- Location: Johnson County, Kansas, United States
- Type: Public library
- Established: 1952
- Branches: 14

Collection
- Size: 1,092,294

Access and use
- Circulation: 6,690,893
- Population served: 598,555

Other information
- Website: http://www.jocolibrary.org/

= Johnson County Library =

Public library in Kansas

The Johnson County Library (JCL), established in 1952, is the county library system for Johnson County, Kansas and includes 14 branches. As of 2013, it had 1,092,294 items. It lent 6,690,893 items in 2013. It serves a population of 598,555.

== Branches ==
The Johnson County Library consists of the Central Resource branch and 13 neighborhood branches.

- Blue Valley Library - 9000 W. 151st St. Overland Park
- Cedar Roe Library - 5120 Cedar Roeland Park
- Central Resource Library - 9875 W. 87th St. Overland Park
- Corinth Library - 8100 Mission Rd. Prairie Village
- De Soto Library - 33145 W. 83rd St. De Soto
- Edgerton Library - 319 E. Nelson Edgerton
- Gardner Library - 137 E. Shawnee Gardner
- Leawood Pioneer Library - 4700 Town Center Dr. Leawood
- Lenexa City Center Library - 8778 Penrose Ln. Lenexa
- Merriam Plaza - 6120 Slater St.Merriam
- Monticello Library - 22435 W. 66th St.

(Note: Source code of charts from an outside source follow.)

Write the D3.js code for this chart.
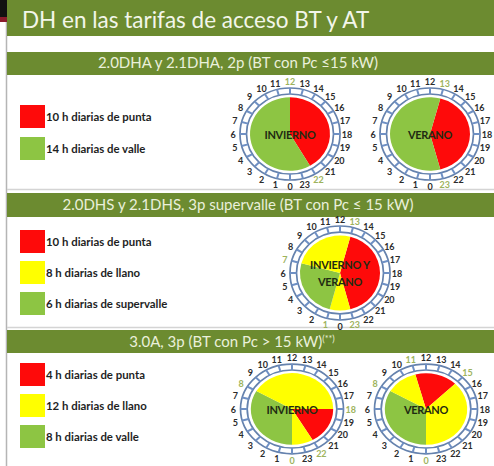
<!DOCTYPE html>
<html><head><meta charset="utf-8">
<script src="https://cdn.jsdelivr.net/npm/d3@7"></script>
<style>body{margin:0;background:#fff}svg{display:block}</style>
</head><body><svg id="c" width="494" height="466"></svg>
<script>
// ---------- DATA ----------
const title = "DH en las tarifas de acceso BT y AT";
const sectionTitles = ["2.0DHA y 2.1DHA, 2p (BT con Pc ≤15 kW)",
  "2.0DHS y 2.1DHS, 3p supervalle (BT con Pc ≤ 15 kW)",
  "3.0A, 3p (BT con Pc > 15 kW)"];
const sectionNotes = ["", "", "(**)"];
const legend1 = [{label:"10 h diarias de punta", period:"punta"},
                 {label:"14 h diarias de valle", period:"valle"}];
const legend2 = [{label:"10 h diarias de punta", period:"punta"},
                 {label:"8 h diarias de llano", period:"llano"},
                 {label:"6 h diarias de supervalle", period:"valle"}];
const legend3 = [{label:"4 h diarias de punta", period:"punta"},
                 {label:"12 h diarias de llano", period:"llano"},
                 {label:"8 h diarias de valle", period:"valle"}];
const hourLabels = [0,1,2,3,4,5,6,7,8,9,10,11,12,13,14,15,16,17,18,19,20,21,22,23];
// segments: start hour, duration (h), period
const dhaInvierno = [{start:12,hours:10,period:"punta"},{start:22,hours:14,period:"valle"}];
const dhaVerano   = [{start:13,hours:10,period:"punta"},{start:23,hours:14,period:"valle"}];
const dhsAnual    = [{start:13,hours:10,period:"punta"},{start:23,hours:2,period:"llano"},
                     {start:1,hours:6,period:"valle"},{start:7,hours:6,period:"llano"}];
const a30Invierno = [{start:18,hours:4,period:"punta"},{start:22,hours:2,period:"llano"},
                     {start:0,hours:8,period:"valle"},{start:8,hours:10,period:"llano"}];
const a30Verano   = [{start:11,hours:4,period:"punta"},{start:15,hours:9,period:"llano"},
                     {start:0,hours:8,period:"valle"},{start:8,hours:3,period:"llano"}];
const clockNames = [["INVIERNO"],["VERANO"],["INVIERNO Y","VERANO"],["INVIERNO"],["VERANO"]];

// ---------- STYLE / LAYOUT ----------
const colors = {punta:"#fe0a0a", llano:"#ffff00", valle:"#8dc543"};
const headGreen = "#6c8b30";
const svg = d3.select("#c");
const FONT = "Lato, 'Open Sans', sans-serif";

// frame
svg.append("rect").attr("x",0).attr("y",0).attr("width",7).attr("height",17).attr("fill","#111");
svg.append("rect").attr("x",0).attr("y",17).attr("width",7).attr("height",5).attr("fill","#8a1c2c");
svg.append("line").attr("x1",6.5).attr("x2",6.5).attr("y1",22).attr("y2",466).attr("stroke","#b5b5b5").attr("stroke-width",1.5);

// title bar
svg.append("rect").attr("x",7).attr("y",0).attr("width",487).attr("height",36).attr("fill",headGreen);
svg.append("text").attr("x",22).attr("y",28).attr("fill","#f3f6ea")
  .attr("font-family",FONT).attr("font-size",22.5).text(title);

const headers = [{y:52,h:23,tx:238,ty:68},{y:193,h:24,tx:238,ty:210},{y:330,h:23,tx:232,ty:347}];
const bodyBottoms = [189.5, 327.5];
bodyBottoms.forEach(y=>svg.append("line").attr("x1",7).attr("x2",494).attr("y1",y).attr("y2",y)
  .attr("stroke","#d4d4d4").attr("stroke-width",1.5));
headers.forEach((h,i)=>{
  svg.append("rect").attr("x",7).attr("y",h.y).attr("width",487).attr("height",h.h).attr("fill",headGreen);
  const t = svg.append("text").attr("x",h.tx).attr("y",h.ty).attr("text-anchor","middle")
    .attr("fill","#eaf0db").attr("font-family",FONT).attr("font-size",15);
  t.append("tspan").text(sectionTitles[i]);
  if (sectionNotes[i]) t.append("tspan").attr("dy",-5).attr("font-size",9).text(sectionNotes[i]);
});

// legends
function drawLegend(items, ys){
  items.forEach((d,i)=>{
    svg.append("rect").attr("x",20).attr("y",ys[i]).attr("width",25).attr("height",23).attr("fill",colors[d.period]);
    svg.append("text").attr("x",46).attr("y",ys[i]+15.5).attr("fill","#1f1f1f")
      .attr("font-family",FONT).attr("font-weight","bold").attr("font-size",11.4).text(d.label);
  });
}
drawLegend(legend1,[105,137]);
drawLegend(legend2,[230,261,292]);
drawLegend(legend3,[363,394,425]);

// clocks
const angle = d3.scaleLinear().domain([0,24]).range([Math.PI, 3*Math.PI]);
const PIE_R = 40, IN_R = 43.5, OUT_R = 50, LAB_R = 57;
function drawClock(segs, names, cx, cy, s, k){
  const g = svg.append("g").attr("transform",`translate(${cx},${cy}) scale(${s},${s*k})`);
  const a0 = angle(segs[0].start);
  const pie = d3.pie().sort(null).value(d=>d.hours).startAngle(a0).endAngle(a0+2*Math.PI);
  const arc = d3.arc().innerRadius(0).outerRadius(PIE_R);
  g.selectAll("path.seg").data(pie(segs)).join("path").attr("class","seg")
    .attr("d",arc).attr("fill",d=>colors[d.data.period]);
  [IN_R, OUT_R].forEach(r=>g.append("circle").attr("r",r).attr("fill","none")
    .attr("stroke","#6582ad").attr("stroke-width",1.7).attr("vector-effect","non-scaling-stroke"));
  g.selectAll("line.tick").data(hourLabels).join("line").attr("class","tick")
    .attr("x1",h=>IN_R*Math.sin(angle(h))).attr("y1",h=>-IN_R*Math.cos(angle(h)))
    .attr("x2",h=>OUT_R*Math.sin(angle(h))).attr("y2",h=>-OUT_R*Math.cos(angle(h)))
    .attr("stroke","#6f90c4").attr("stroke-width",2).attr("vector-effect","non-scaling-stroke");
  const marks = new Set(segs.map(d=>d.start));
  svg.selectAll(null).data(hourLabels).join("text")
    .attr("x",h=>cx+LAB_R*s*Math.sin(angle(h)))
    .attr("y",h=>cy-LAB_R*s*k*Math.cos(angle(h)))
    .attr("text-anchor","middle").attr("dominant-baseline","central")
    .attr("font-family",FONT).attr("font-weight","bold").attr("font-size",9)
    .attr("fill",h=>marks.has(h)?"#9db35c":"#2b2b2b").text(h=>h);
  const n = names.length;
  names.forEach((nm,i)=>svg.append("text").attr("x",cx).attr("y",cy+(i-(n-1)/2)*17)
    .attr("text-anchor","middle").attr("dominant-baseline","central")
    .attr("font-family",FONT).attr("font-weight","bold").attr("font-size",11).attr("fill","#1f2b12")
    .attr("letter-spacing",-0.3).text(nm));
}
drawClock(dhaInvierno, clockNames[0], 290, 134, 1, 0.92);
drawClock(dhaVerano,   clockNames[1], 430, 134, 1, 0.92);
drawClock(dhsAnual,    clockNames[2], 340, 273, 1, 0.94);
drawClock(a30Invierno, clockNames[3], 292, 409, 1.03, 0.87);
drawClock(a30Verano,   clockNames[4], 426, 409, 1.03, 0.87);
</script></body></html>
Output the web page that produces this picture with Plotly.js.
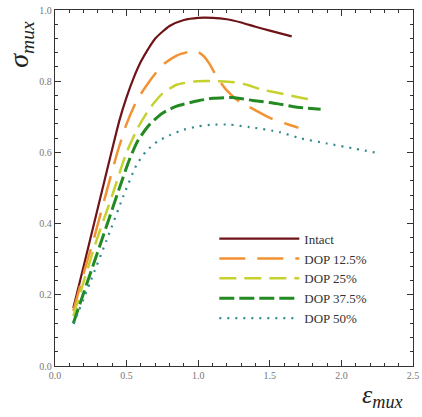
<!DOCTYPE html>
<html>
<head>
<meta charset="utf-8">
<script src="https://cdn.plot.ly/plotly-3.0.1.min.js"></script>
<style>html,body{margin:0;padding:0;background:#fff;}#chart{width:422px;height:417px;}</style>
</head>
<body>
<div id="chart"></div>
<script>
const seriesNames = ["Intact", "DOP 12.5%", "DOP 25%", "DOP 37.5%", "DOP 50%"];

const intactX = [0.128,0.2,0.3,0.4,0.45,0.5,0.55,0.6,0.65,0.7,0.8,0.9,1.0,1.1,1.2,1.3,1.4,1.5,1.653];
const intactY = [0.163,0.28,0.445,0.61,0.69,0.755,0.81,0.855,0.89,0.92,0.955,0.972,0.978,0.978,0.974,0.965,0.953,0.942,0.926];

const dop125X = [0.128,0.2,0.28,0.36,0.44,0.5,0.57,0.66,0.75,0.85,0.95,1.0,1.04,1.08,1.13,1.2,1.27,1.36,1.5,1.64,1.70];
const dop125Y = [0.155,0.26,0.37,0.49,0.606,0.68,0.745,0.80,0.845,0.872,0.884,0.882,0.87,0.848,0.812,0.774,0.748,0.727,0.697,0.677,0.669];

const dop25X = [0.128,0.21,0.29,0.40,0.5,0.58,0.66,0.75,0.85,0.99,1.15,1.25,1.34,1.43,1.57,1.7,1.82];
const dop25Y = [0.14,0.25,0.353,0.48,0.6,0.67,0.723,0.765,0.79,0.80,0.80,0.797,0.79,0.778,0.766,0.755,0.746];

const dop375X = [0.128,0.2,0.326,0.45,0.52,0.58,0.66,0.75,0.85,1.0,1.1,1.24,1.38,1.55,1.69,1.855];
const dop375Y = [0.12,0.205,0.353,0.5,0.58,0.634,0.678,0.71,0.73,0.745,0.752,0.754,0.746,0.737,0.727,0.721];

const dop50X = [0.13,0.25,0.36,0.49,0.57,0.64,0.72,0.8,0.9,1.0,1.1,1.22,1.36,1.57,1.71,1.9,2.1,2.27];
const dop50Y = [0.118,0.24,0.353,0.49,0.565,0.605,0.632,0.648,0.664,0.673,0.678,0.678,0.671,0.657,0.64,0.625,0.61,0.597];

const xTickVals = [0, 0.5, 1.0, 1.5, 2.0, 2.5];
const xTickText = ["0.0", "0.5", "1.0", "1.5", "2.0", "2.5"];
const yTickVals = [0, 0.2, 0.4, 0.6, 0.8, 1.0];
const yTickText = ["0.0", "0.2", "0.4", "0.6", "0.8", "1.0"];

const xs = [intactX, dop125X, dop25X, dop375X, dop50X];
const ys = [intactY, dop125Y, dop25Y, dop375Y, dop50Y];
const styles = [
  {color: "#6e1418", width: 2.2, dash: "solid"},
  {color: "#f29233", width: 2.5, dash: "26px,12px"},
  {color: "#c6d12e", width: 2.5, dash: "17px,8px"},
  {color: "#238a22", width: 3, dash: "15px,5px"},
  {color: "#33898f", width: 2.2, dash: "2px,6px"}
];

const traces = seriesNames.map((n, i) => ({
  x: xs[i], y: ys[i], name: n, type: "scatter", mode: "lines",
  line: {color: styles[i].color, width: styles[i].width, dash: styles[i].dash, shape: "spline", smoothing: 0.6}
}));

const axisCommon = {
  showline: true, linecolor: "#333", linewidth: 1.2, mirror: "ticks",
  ticks: "inside", ticklen: 6, tickcolor: "#333", tickwidth: 1,
  showgrid: false, zeroline: false,
  tickfont: {family: "Liberation Serif, serif", size: 10, color: "#777"}
};

const layout = {
  width: 422, height: 417,
  margin: {l: 55, r: 9, t: 10, b: 51},
  paper_bgcolor: "#fff", plot_bgcolor: "#fff",
  showlegend: true,
  legend: {
    x: 0.445, y: 0.40, xanchor: "left", yanchor: "top",
    font: {family: "Liberation Serif, serif", size: 13, color: "#333"},
    bgcolor: "rgba(0,0,0,0)", itemwidth: 80, tracegroupgap: 0
  },
  xaxis: Object.assign({}, axisCommon, {
    range: [0, 2.5], tickvals: xTickVals, ticktext: xTickText,
    minor: {dtick: 0.1, ticks: "inside", ticklen: 3, tickcolor: "#333"}
  }),
  yaxis: Object.assign({}, axisCommon, {
    range: [0, 1.0], tickvals: yTickVals, ticktext: yTickText,
    minor: {dtick: 0.04, ticks: "inside", ticklen: 3, tickcolor: "#333"}
  }),
  annotations: [
    {text: "<i>σ<sub>mux</sub></i>", xref: "paper", yref: "paper", x: -0.095, y: 0.905,
     xanchor: "center", yanchor: "middle", textangle: -90, showarrow: false,
     font: {family: "Liberation Serif, serif", size: 28, color: "#222"}},
    {text: "<i>ε<sub>mux</sub></i>", xref: "paper", yref: "paper", x: 0.915, y: -0.085,
     xanchor: "center", yanchor: "middle", showarrow: false,
     font: {family: "Liberation Serif, serif", size: 26, color: "#222"}}
  ]
};

Plotly.newPlot("chart", traces, layout, {displayModeBar: false, staticPlot: true});
</script>
</body>
</html>
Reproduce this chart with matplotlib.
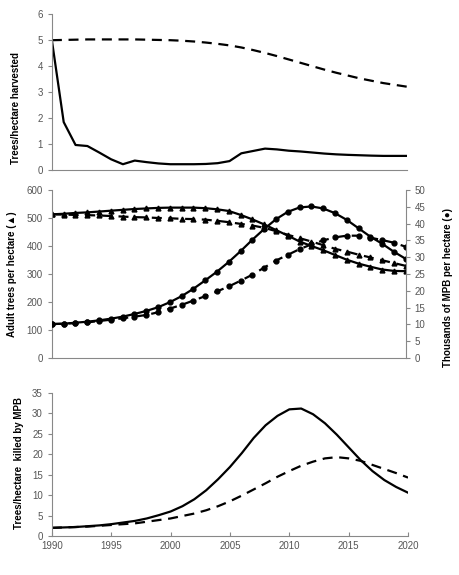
import numpy as np
import matplotlib
matplotlib.use("Agg")
from matplotlib import pyplot as plt

plt.rcParams["font.family"] = ["Liberation Sans", "DejaVu Sans"]

years = list(range(1990, 2021))

# top panel: trees/hectare harvested
harvest_solid = [5.0, 1.85, 0.97, 0.93, 0.68, 0.42, 0.23, 0.37, 0.31, 0.26, 0.23,
                 0.23, 0.23, 0.24, 0.27, 0.35, 0.65, 0.74, 0.83, 0.80, 0.75,
                 0.72, 0.68, 0.64, 0.61, 0.59, 0.575, 0.56, 0.55, 0.55, 0.55]
harvest_dashed = [5.0, 5.01, 5.02, 5.03, 5.03, 5.03, 5.03, 5.03, 5.02, 5.01, 5.0,
                  4.98, 4.95, 4.91, 4.86, 4.80, 4.72, 4.62, 4.51, 4.39, 4.26,
                  4.13, 4.0, 3.87, 3.75, 3.64, 3.53, 3.44, 3.35, 3.28, 3.21]

# middle panel: adult trees (left) and MPB thousands (right)
trees_solid = [513, 515, 518, 520, 523, 526, 529, 532, 534, 536, 537,
               537, 537, 535, 531, 525, 511, 495, 477, 457, 437,
               416, 400, 385, 368, 351, 337, 326, 316, 311, 310]
trees_dashed = [513, 512, 511, 510, 509, 507, 505, 503, 502, 500, 499,
                497, 496, 494, 490, 485, 479, 473, 465, 453, 440,
                428, 416, 403, 390, 380, 369, 359, 349, 339, 329]
mpb_solid = [10.1, 10.2, 10.5, 10.8, 11.2, 11.7, 12.3, 13.1, 14.0, 15.1, 16.6,
             18.4, 20.6, 23.1, 25.7, 28.6, 31.8, 35.2, 38.4, 41.3, 43.5,
             44.8, 45.1, 44.5, 43.1, 41.1, 38.6, 36.1, 34.0, 31.6, 29.5]
mpb_dashed = [10.1, 10.2, 10.4, 10.6, 11.0, 11.4, 11.8, 12.3, 12.8, 13.6, 14.7,
              15.8, 17.1, 18.4, 19.8, 21.3, 23.0, 24.8, 26.9, 29.0, 30.7,
              32.4, 33.8, 35.0, 35.9, 36.4, 36.4, 35.8, 35.1, 34.3, 33.1]

# bottom panel: trees/hectare killed by MPB
killed_solid = [2.0, 2.1, 2.2, 2.4, 2.6, 2.9, 3.3, 3.7, 4.3, 5.1, 6.0,
                7.3, 9.0, 11.2, 13.9, 16.9, 20.3, 24.0, 27.1, 29.4, 31.0,
                31.2, 29.8, 27.6, 24.8, 21.7, 18.6, 15.9, 13.7, 12.0, 10.6]
killed_dashed = [2.0, 2.1, 2.2, 2.3, 2.5, 2.7, 2.9, 3.1, 3.5, 3.9, 4.3,
                 4.9, 5.5, 6.3, 7.3, 8.5, 9.9, 11.4, 12.9, 14.5, 15.9,
                 17.2, 18.2, 19.0, 19.3, 19.0, 18.4, 17.4, 16.4, 15.4, 14.3]

grey = "#888888"
tick_col = "#555555"
dash = (0, (4.5, 3))
lw = 1.6


def style_axis(ax, right=None):
    for side in ["top", "right"]:
        ax.spines[side].set_visible(False)
    for side in ["left", "bottom"]:
        ax.spines[side].set_color(grey)
        ax.spines[side].set_linewidth(0.8)
    ax.tick_params(axis="y", colors=grey, labelcolor=tick_col, labelsize=7,
                   length=3, width=0.8, direction="out")
    ax.set_xlim(1990, 2020)


fig = plt.figure(figsize=(4.59, 5.75), dpi=100)

# top panel
ax1 = fig.add_axes([0.113, 0.704, 0.774, 0.2713])
ax1.plot(years, harvest_solid, color="black", lw=lw)
ax1.plot(years, harvest_dashed, color="black", lw=lw, linestyle=dash)
style_axis(ax1)
ax1.set_ylim(0, 6)
ax1.set_yticks(range(0, 7))
ax1.set_xticks([])
ax1.set_ylabel("Trees/hectare harvested", fontsize=7, fontweight="bold")
ax1.yaxis.set_label_coords(-0.087, 0.40)

# middle panel
ax2 = fig.add_axes([0.113, 0.3774, 0.771, 0.2922])
ax2.plot(years, trees_solid, color="black", lw=lw, marker="^", markersize=3.5)
ax2.plot(years, trees_dashed, color="black", lw=lw, linestyle=dash,
         marker="^", markersize=3.5)
style_axis(ax2)
ax2.set_ylim(0, 600)
ax2.set_yticks(range(0, 601, 100))
ax2.set_xticks([])
ax2.set_ylabel("Adult trees per hectare (\u25b2)", fontsize=7, fontweight="bold")
ax2.yaxis.set_label_coords(-0.099, 0.5)

ax3 = ax2.twinx()
ax3.plot(years, mpb_solid, color="black", lw=lw, marker="o", markersize=3.5)
ax3.plot(years, mpb_dashed, color="black", lw=lw, linestyle=dash,
         marker="o", markersize=3.5)
ax3.set_ylim(0, 50)
ax3.set_yticks(range(0, 51, 5))
for side in ["top", "left", "bottom"]:
    ax3.spines[side].set_visible(False)
ax3.spines["right"].set_color(grey)
ax3.spines["right"].set_linewidth(0.8)
ax3.tick_params(axis="y", colors=grey, labelcolor=tick_col, labelsize=7,
                length=3, width=0.8)
ax3.set_ylabel("Thousands of MPB per hectare (\u25cf)", fontsize=7,
               fontweight="bold")
ax3.yaxis.set_label_coords(1.105, 0.42)
ax3.set_xlim(1990, 2020)

# bottom panel
ax4 = fig.add_axes([0.113, 0.0678, 0.776, 0.2487])
ax4.plot(years, killed_solid, color="black", lw=lw)
ax4.plot(years, killed_dashed, color="black", lw=lw, linestyle=dash)
style_axis(ax4)
ax4.set_ylim(0, 35)
ax4.set_yticks(range(0, 36, 5))
ax4.set_xticks(range(1990, 2021, 5))
ax4.tick_params(axis="x", colors=grey, labelcolor=tick_col, labelsize=7,
                length=3, width=0.8, direction="in")
ax4.set_ylabel("Trees/hectare  killed by MPB", fontsize=7, fontweight="bold")
ax4.yaxis.set_label_coords(-0.079, 0.51)

fig.savefig("out.png", dpi=100)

Shawnee
- Oak Park Library - 9500 Bluejacket Overland Park
- Shawnee Library - 13811 Johnson Dr. Shawnee
- Spring Hill Library - 109 S. Webster Spring Hill

== Marketing ==

In June 2009, with the help of the Barkley Advertising Agency the Johnson County Library system implemented a unique marketing strategy. The courier trucks the library uses to transport materials from one branch to another have been designed to represent some of the iconic individuals from literature from the angle of a product advertisement.